If you’re one of those motorists who describe the whole DMV experience as slow, torturous and/or dystopian, consider the cow.
For the longest time, California’s cattle inspectors tracked cows the old-fashioned way: with a handy pen and a lot of paper. With over five million cows in the state, this was not a day-in, day-out kind of job. But those ink-filled years might very soon be history.
With a green light from the state’s Department of Food and Agriculture, California would be one of the nation’s first states to implement a computerized system for processing cows. Inspectors would swap out notepads for iPads to file and track cow data, from registrations and outstanding violations to quarantine zones. With the cow’s brand akin to a car’s license plate, inspectors can upload and download data by connecting wirelessly to the servers at the CDFA headquarters in downtown Sacramento. It’s a faster, more efficient system, a genuine link between new tech and the Old West.
“Picture a cowboy on a horse with an iPad. That tells the whole story,” says Chris Jackson, founder of Sacramento-based IT firm Rowy Networks, which developed the solution. “The system is just as complex as the DMV but for cattle.”
By law, the cattle industry must go through the same types of regulatory checks that your cars do. That means cows are registered, bought and sold, ticketed, sometimes stolen, and checked for health problems. Every birth and death, every sale and slaughter gets reported and filed in a statewide cattle tracking database.
Of course, none of this happens automatically. The state employs inspectors to file the reports. But doing the job longhand led to long hours. Not to mention the potential for problems: lost paperwork, clerical errors, out-of-date records. (Like if you bought a used car online and later found out the seller hadn’t registered the vehicle.)

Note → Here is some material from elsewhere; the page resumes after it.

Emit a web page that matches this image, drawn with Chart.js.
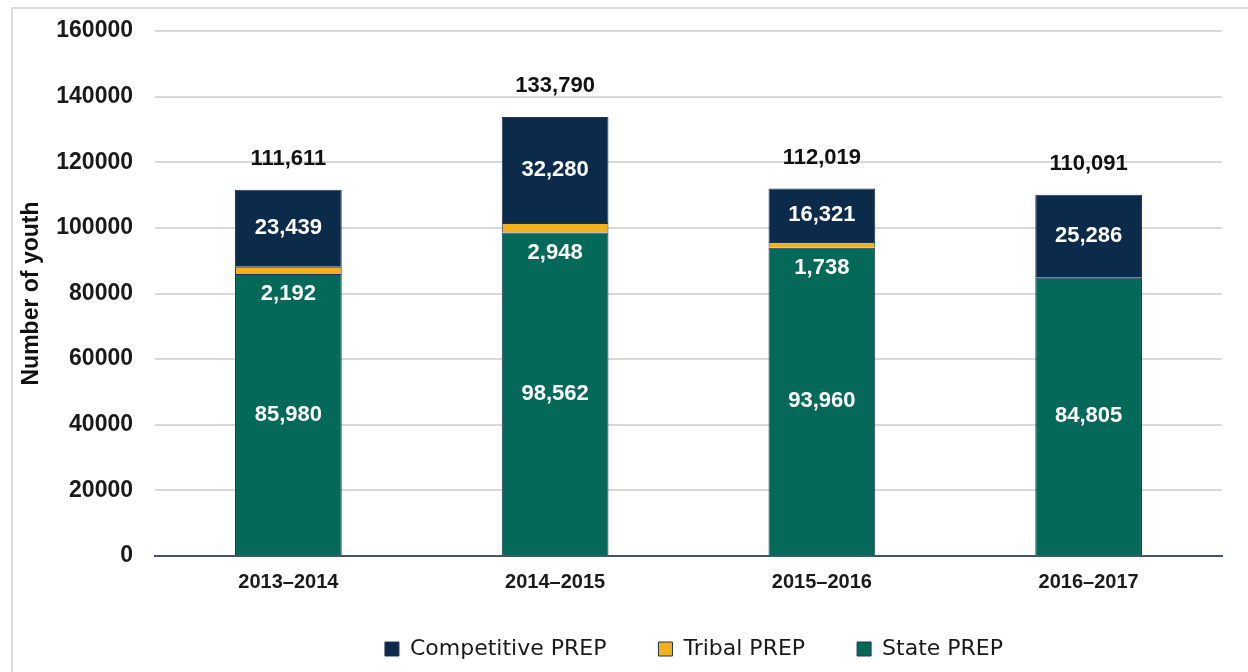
<!DOCTYPE html>
<html>
<head>
<meta charset="utf-8">
<script src="https://cdn.jsdelivr.net/npm/chart.js@4"></script>
<style>
  body { margin: 0; background: #fff; }
  #wrap { position: relative; width: 1248px; height: 672px; }
  #frame { position: absolute; left: 11px; top: 7px; width: 1250px; height: 700px;
           border-left: 2px solid #dcdcdc; border-top: 2px solid #dcdcdc; }
  canvas { position: absolute; left: 0; top: 0; }
</style>
</head>
<body>
<div id="wrap">
  <div id="frame"></div>
  <canvas id="prepChart" width="1248" height="672"></canvas>
</div>
<script>
// Youth served by PREP programs, per year

const years = ["2013\u20132014", "2014\u20132015", "2015\u20132016", "2016\u20132017"];
const state_prep = [85980, 98562, 93960, 84805];
const tribal_prep = [2192, 2948, 1738, 0];
const competitive_prep = [23439, 32280, 16321, 25286];
const y_ticks = [0, 20000, 40000, 60000, 80000, 100000, 120000, 140000, 160000];

const FONT = "'Liberation Sans', Arial, sans-serif";
const fmt = (v) => v.toLocaleString('en-US');

// Draw the value labels on the segments and the totals above the bars
const valueLabels = {
    id: 'valueLabels',
    afterLayout(chart) {
        // legend sits a bit right of center and closer to the axis in the original
        chart.legend.left += 166;
        chart.legend.top -= 12;
    },
    afterDatasetsDraw(chart) {
        const ctx = chart.ctx;
        ctx.save();
        ctx.textAlign = 'center';
        ctx.textBaseline = 'middle';
        ctx.font = 'bold 22px ' + FONT;
        years.forEach((y, i) => {
            const st = chart.getDatasetMeta(0).data[i];
            const tr = chart.getDatasetMeta(1).data[i];
            const co = chart.getDatasetMeta(2).data[i];

            ctx.fillStyle = '#ffffff';
            ctx.fillText(fmt(state_prep[i]), st.x, (st.y + st.base) / 2);
            if (tribal_prep[i] > 0) {
                ctx.fillText(fmt(tribal_prep[i]), tr.x, tr.base + 20);
            }
            ctx.fillText(fmt(competitive_prep[i]), co.x, (co.y + co.base) / 2);

            // total
            const total = state_prep[i] + tribal_prep[i] + competitive_prep[i];
            ctx.fillStyle = '#111111';
            ctx.fillText(fmt(total), co.x, co.y - 31);
        });
        ctx.restore();
    }
};

const cvs = document.getElementById('prepChart');

new Chart(cvs, {
    type: 'bar',
    data: {
        labels: years,
        datasets: [
            {
                label: 'State PREP',
                data: state_prep,
                backgroundColor: '#05695a',
                borderColor: '#1c3554',
                borderWidth: 1
            },
            {
                label: 'Tribal PREP',
                data: tribal_prep,
                backgroundColor: '#f2b11c',
                borderColor: '#1c3554',
                borderWidth: 1
            },
            {
                label: 'Competitive PREP',
                data: competitive_prep,
                backgroundColor: '#0c2a4a',
                borderColor: '#1c3554',
                borderWidth: 1
            }
        ]
    },
    options: {
        responsive: false,
        animation: false,
        datasets: {
            bar: { categoryPercentage: 1.0, barPercentage: 0.4 }
        },
        layout: {
            padding: { top: 31, right: 26, left: 0, bottom: -10 }
        },
        plugins: {
            tooltip: { enabled: false },
            legend: {
                position: 'bottom',
                reverse: true,
                labels: {
                    font: { family: "'DejaVu Sans', sans-serif", size: 22 },
                    color: '#1a1a1a',
                    boxWidth: 14,
                    boxHeight: 14,
                    padding: 52
                }
            }
        },
        scales: {
            x: {
                stacked: true,
                afterFit: (scale) => { scale.height = 42; },
                grid: { display: false, drawTicks: false },
                border: { display: true, color: '#44546a', width: 2 },
                ticks: {
                    font: { family: FONT, size: 20, weight: 'bold' },
                    color: '#1a1a1a',
                    padding: 14
                }
            },
            y: {
                stacked: true,
                min: 0,
                max: 160000,
                afterBuildTicks: (scale) => {
                    scale.ticks = y_ticks.map(v => ({ value: v }));
                },
                afterFit: (scale) => {
                    scale.width = 155;
                    scale.paddingTop = 0;
                    scale.paddingBottom = 0;
                },
                grid: { color: '#d9d9d9', lineWidth: 2, drawTicks: false },
                border: { display: false },
                ticks: {
                    font: { family: FONT, size: 23, weight: 'bold' },
                    color: '#1a1a1a',
                    padding: 22,
                    callback: (v) => String(v)
                },
                title: {
                    display: true,
                    text: 'Number of youth',
                    font: { family: FONT, size: 23, weight: 'bold' },
                    color: '#111111',
                    padding: { top: 18, bottom: 0 }
                }
            }
        }
    },
    plugins: [valueLabels]
});
</script>
</body>
</html>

This approach is different from programs like the one in Michigan, where cows get tracked by radio-frequency ID (RFID) tags in their ears. Beyond California–the fourth largest cattle-producing state–Jackson says he’s shown prototypes of his system to Texas (#1) and Washington (#29), a few Midwestern states and other countries.
“When we go to cattle conventions, other states see the system and they say ‘Holy cow, that’s great! Where do I get that?’” he says.
Grazing the Surface
Jackson, 43, founded Rowy in 2007 with his own money. The company operates out of a corporate headquarters downtown, but also has a data center in McClellan Business Park. Despite his high-tech profession and background in physics, he has roots in agriculture. His grandparents immigrated to the region from Mexico. His grandfather worked in the rice industry in Yolo County while his grandmother put in hours at the Blue Diamond almond factory.
“Now, here we are digitizing agriculture,” Jackson says.
Looking ahead, Jackson aims to shift his company into broader applications for agricultural inspections. Overall, he believes the field is wide open and the Sacramento Region is in a prime position to lead the movement.
“California is a leader in technology and agriculture, and the two fields rarely talk,” he says. “I think this region has an opportunity to generate an industry and do what Silicon Valley won’t do.”